At CWC2015, Ines Bellina said we should write 15 minutes every day. Here’s what happened when I tried it.

Simply showing up to write has long been my greatest challenge. Life keeps getting in the way.

At the Chicago Writer’s Conference last September, Ines Bellina gave us her top tip for getting work done despite the distractions of daily life.

“Write for 15 minutes a day. Every day. Before you do anything else. Because no matter what else happens that day, you will have at least accomplished that.”

I thought to myself — fifteen minutes. With the exception of family emergencies, almost anything can wait 15 minutes. Bellina works her 15 minutes immediately after breakfast, but that doesn’t work for me, because The Eight-Year-Old needs to get to school then. But I can fairly reliably predict an open space of time at ten o’clock, when The Eight-Year-Old is at school, Michael is at work, and I have the house to myself.

So I tried it.

For two weeks, at ten o’clock, I set my phone aside in another room, opened my computer, and worked on my fiction for at least 15 minutes.

The good news is, I made a lot of progress. Much more than I expected. Just as Bellina said I would. The bad news is, the practice kind of broke my life.

The 15-minute frame makes writing fiction everyday sound simple and doable

It’s freed me from thinking that daily writing can only happen if you can somehow set aside hours of time every day to give to it. Theoretically, all I need is 15 minutes.

In practice, my writing sessions always lasted much longer than 15 minutes.

Turns out, 15 minutes is exactly the amount of time I need to really get going on something. Once I’ve leapt that hurdle, I don’t want to stop. I remember all too well how hard that sucker was to leap in the first place.

Most days, this isn’t an issue – at least not schedule-wise. If I have something pressing that I can’t afford to miss, I set an alarm so that I will reemerge from my writing haze in plenty of time to do whatever that can’t miss item is.

This tip would be a game changer for me if the only piece of writing I were thinking about everyday was my work-in-progress.

But I’m also trying to maintain a blog here at BostonWriters, a blog over there at Caterpickles, and a Twitter feed that has something in it other than simply links to my various blog posts. And all of those have suffered these past weeks. (As has my laundry pile, the family cave, my bedroom, kitchen, office, and front room, but let’s continue to pretend those things don’t exist, shall we?)

The effects aren’t so obvious here – this blog has always been irregularly updated at best. And I can fake Twitter by retweeting lots of other people’s work to obscure the fact that I’m not really producing anything original of my own. But my Caterpickles readers have noticed the gap (check the comments).  And that bothers me. I’ve worked hard to maintain a regular schedule and readership with Caterpickles.

So what to do?

Not finishing my historical fiction novel is not an option. I’ve put too much into it, and am too close. Not finishing Ebenezer Rabbit, Dragon Hunter, my other work-in-progress, is not an option either. The Eight-Year-Old would kill me.

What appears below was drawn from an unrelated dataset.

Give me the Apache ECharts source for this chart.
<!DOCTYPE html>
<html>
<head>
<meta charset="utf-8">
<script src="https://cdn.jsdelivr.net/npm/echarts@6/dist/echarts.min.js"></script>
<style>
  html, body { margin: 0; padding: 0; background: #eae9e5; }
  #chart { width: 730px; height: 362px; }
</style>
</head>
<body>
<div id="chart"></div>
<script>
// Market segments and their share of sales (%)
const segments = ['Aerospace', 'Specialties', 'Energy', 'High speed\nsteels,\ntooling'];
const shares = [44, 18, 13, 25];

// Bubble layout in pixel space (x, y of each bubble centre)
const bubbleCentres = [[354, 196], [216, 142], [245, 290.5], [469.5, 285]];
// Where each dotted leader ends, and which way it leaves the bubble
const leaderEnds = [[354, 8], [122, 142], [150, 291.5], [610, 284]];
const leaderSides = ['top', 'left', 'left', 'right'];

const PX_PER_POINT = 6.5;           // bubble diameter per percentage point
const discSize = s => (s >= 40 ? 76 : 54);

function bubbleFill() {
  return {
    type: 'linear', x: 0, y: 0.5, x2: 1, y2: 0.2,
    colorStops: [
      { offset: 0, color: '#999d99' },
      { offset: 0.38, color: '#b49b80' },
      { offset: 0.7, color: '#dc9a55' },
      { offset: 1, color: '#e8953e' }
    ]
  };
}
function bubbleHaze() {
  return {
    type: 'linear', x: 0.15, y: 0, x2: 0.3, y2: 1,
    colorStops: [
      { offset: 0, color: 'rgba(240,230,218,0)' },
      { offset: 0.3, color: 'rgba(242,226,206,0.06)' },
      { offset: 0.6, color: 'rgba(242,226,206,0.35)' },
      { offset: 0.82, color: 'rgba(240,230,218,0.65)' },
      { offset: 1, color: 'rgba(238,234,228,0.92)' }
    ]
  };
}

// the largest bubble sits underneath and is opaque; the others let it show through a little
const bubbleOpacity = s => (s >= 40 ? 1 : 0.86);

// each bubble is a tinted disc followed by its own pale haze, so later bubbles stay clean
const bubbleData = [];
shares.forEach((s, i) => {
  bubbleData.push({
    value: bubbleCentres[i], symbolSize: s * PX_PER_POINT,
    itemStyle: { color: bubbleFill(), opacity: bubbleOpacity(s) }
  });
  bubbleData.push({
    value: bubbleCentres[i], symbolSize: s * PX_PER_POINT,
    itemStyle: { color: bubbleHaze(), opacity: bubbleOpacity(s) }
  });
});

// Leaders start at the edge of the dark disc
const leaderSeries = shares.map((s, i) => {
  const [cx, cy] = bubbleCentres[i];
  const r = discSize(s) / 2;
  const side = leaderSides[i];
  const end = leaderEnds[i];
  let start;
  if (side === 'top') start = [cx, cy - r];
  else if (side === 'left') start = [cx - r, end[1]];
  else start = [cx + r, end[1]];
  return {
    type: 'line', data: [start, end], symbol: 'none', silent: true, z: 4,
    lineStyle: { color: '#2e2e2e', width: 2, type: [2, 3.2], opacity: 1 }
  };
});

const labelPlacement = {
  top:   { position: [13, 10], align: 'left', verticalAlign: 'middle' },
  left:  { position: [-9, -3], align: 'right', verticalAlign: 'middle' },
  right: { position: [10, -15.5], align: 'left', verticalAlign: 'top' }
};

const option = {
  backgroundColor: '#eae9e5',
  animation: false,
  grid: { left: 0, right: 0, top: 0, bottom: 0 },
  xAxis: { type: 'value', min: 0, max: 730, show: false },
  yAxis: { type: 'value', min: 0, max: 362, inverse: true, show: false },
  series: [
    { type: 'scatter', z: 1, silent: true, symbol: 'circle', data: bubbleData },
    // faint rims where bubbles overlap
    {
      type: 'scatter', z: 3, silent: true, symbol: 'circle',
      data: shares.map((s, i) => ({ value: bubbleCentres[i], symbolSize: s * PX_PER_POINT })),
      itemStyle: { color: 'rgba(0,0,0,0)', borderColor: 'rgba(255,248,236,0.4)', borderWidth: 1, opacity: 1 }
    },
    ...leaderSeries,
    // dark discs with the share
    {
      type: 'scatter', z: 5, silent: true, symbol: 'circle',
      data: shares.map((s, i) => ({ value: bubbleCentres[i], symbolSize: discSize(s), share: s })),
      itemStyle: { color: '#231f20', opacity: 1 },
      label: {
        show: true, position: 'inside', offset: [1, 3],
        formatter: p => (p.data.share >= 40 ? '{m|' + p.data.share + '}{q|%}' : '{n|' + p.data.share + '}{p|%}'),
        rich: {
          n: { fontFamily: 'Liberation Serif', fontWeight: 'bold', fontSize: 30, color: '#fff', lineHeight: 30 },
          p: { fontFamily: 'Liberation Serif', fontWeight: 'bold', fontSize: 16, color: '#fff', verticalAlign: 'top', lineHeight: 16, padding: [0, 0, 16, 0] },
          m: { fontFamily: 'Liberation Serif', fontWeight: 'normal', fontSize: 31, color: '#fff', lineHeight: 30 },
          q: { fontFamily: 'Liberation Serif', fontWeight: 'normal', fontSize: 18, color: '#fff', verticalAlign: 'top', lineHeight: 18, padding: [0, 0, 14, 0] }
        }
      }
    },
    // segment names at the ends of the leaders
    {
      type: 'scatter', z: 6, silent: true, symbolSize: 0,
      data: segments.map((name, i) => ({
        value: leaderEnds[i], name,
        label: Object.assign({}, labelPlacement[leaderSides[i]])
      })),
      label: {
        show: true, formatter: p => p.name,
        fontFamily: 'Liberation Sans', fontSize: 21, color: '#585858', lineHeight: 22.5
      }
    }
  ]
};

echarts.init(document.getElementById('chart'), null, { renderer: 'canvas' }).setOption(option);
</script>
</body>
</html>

I don’t really want to give up my blogs. I don’t use this guy much, but I love having it as a place to process the ups and downs of the writing journey. And I honestly enjoy writing Caterpickles. Giving that up would be like giving up a piece of myself.

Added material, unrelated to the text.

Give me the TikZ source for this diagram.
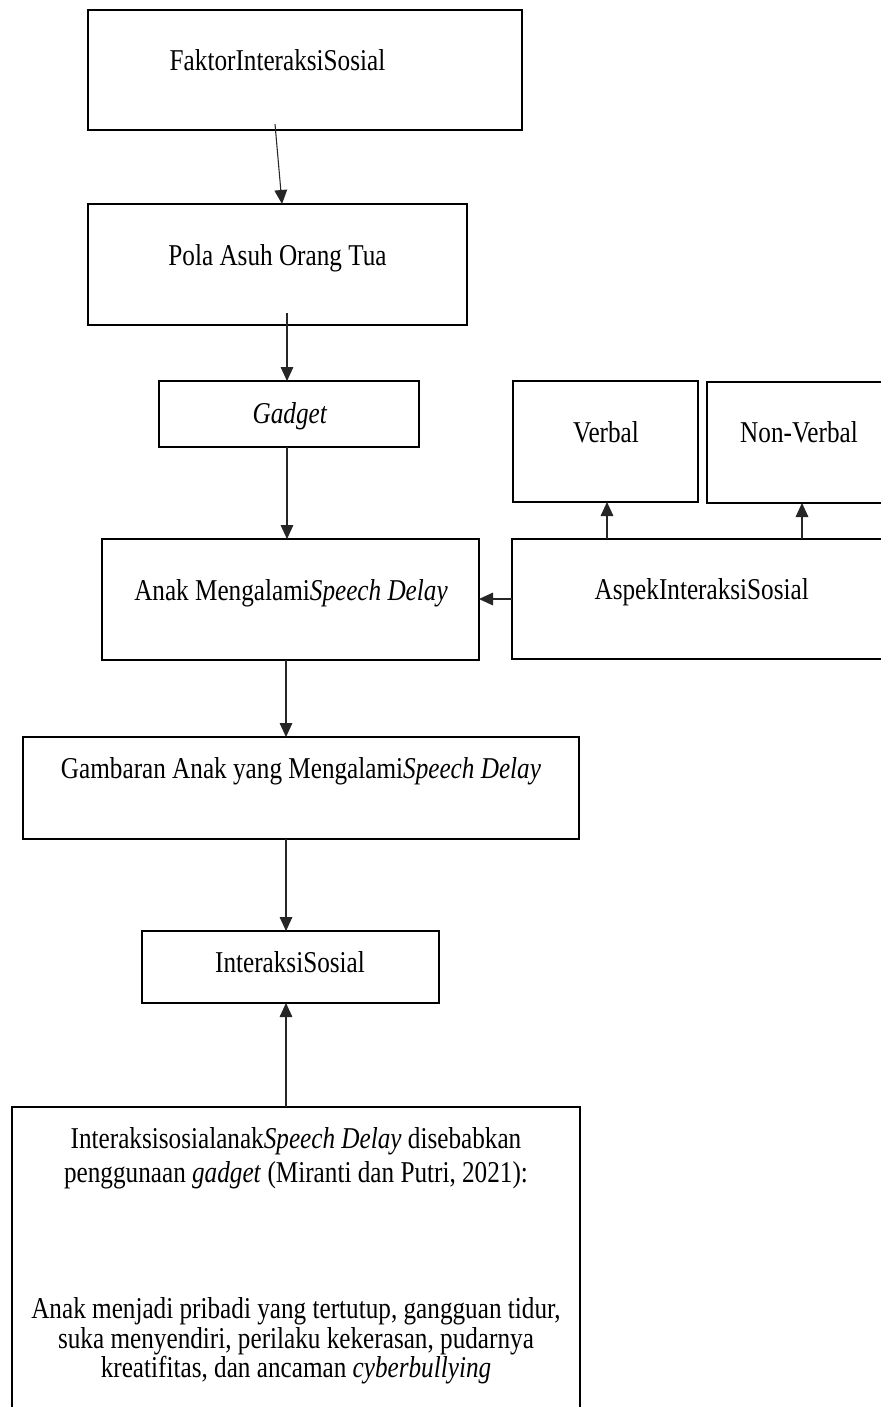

Perhaps what I need to do is pay closer attention to Bellina’s original tip.

“Write for fifteen minutes a day. Every day.”

Just fifteen minutes. Then go do whatever it is that needs to be done that day.

In the past I balanced blogging with writing by setting aside a day or two, sometimes up to a week, to preparing up a week’s or month’s worth of blog posts in advance. That would free up the next few days to write fiction. When my well of pre-written blog posts ran dry, I’d dedicate a day or two to refilling it. And so on.

By using this method, I was teaching myself that it was impossible to both blog and write fiction on the same day. But that’s ok. Writing is writing, right?

Maybe not.

What if the real trick to balancing the writing/blogging life is not to assume that doing one sort of writing makes it impossible to do the other on the same day? Maybe what I really need to do is to set a timer on my blogging days, so that I put my manuscript aside at the 15-minute mark and attend to the blogging before I use up all my words.

Maybe the presence of the timer will get my mind off the time and allow me to immerse myself into the fiction that much sooner. Maybe I’ll get lucky and it will only take 5 minutes to get into the flow.

We’ll see.

Folks with works-in-progress and active blogs, how do you balance the writing and blogging life?

Bonus Writing Tip:

The other trick I discovered this week, completely by accident, was leaving my manuscript up on my computer when I put it to sleep. That way, the first thing I saw when I woke my computer back up was my work-in-progress, not my email or web browser. That makes it much easier to stick with the “I write for 15 minutes before I do anything else” part of the plan.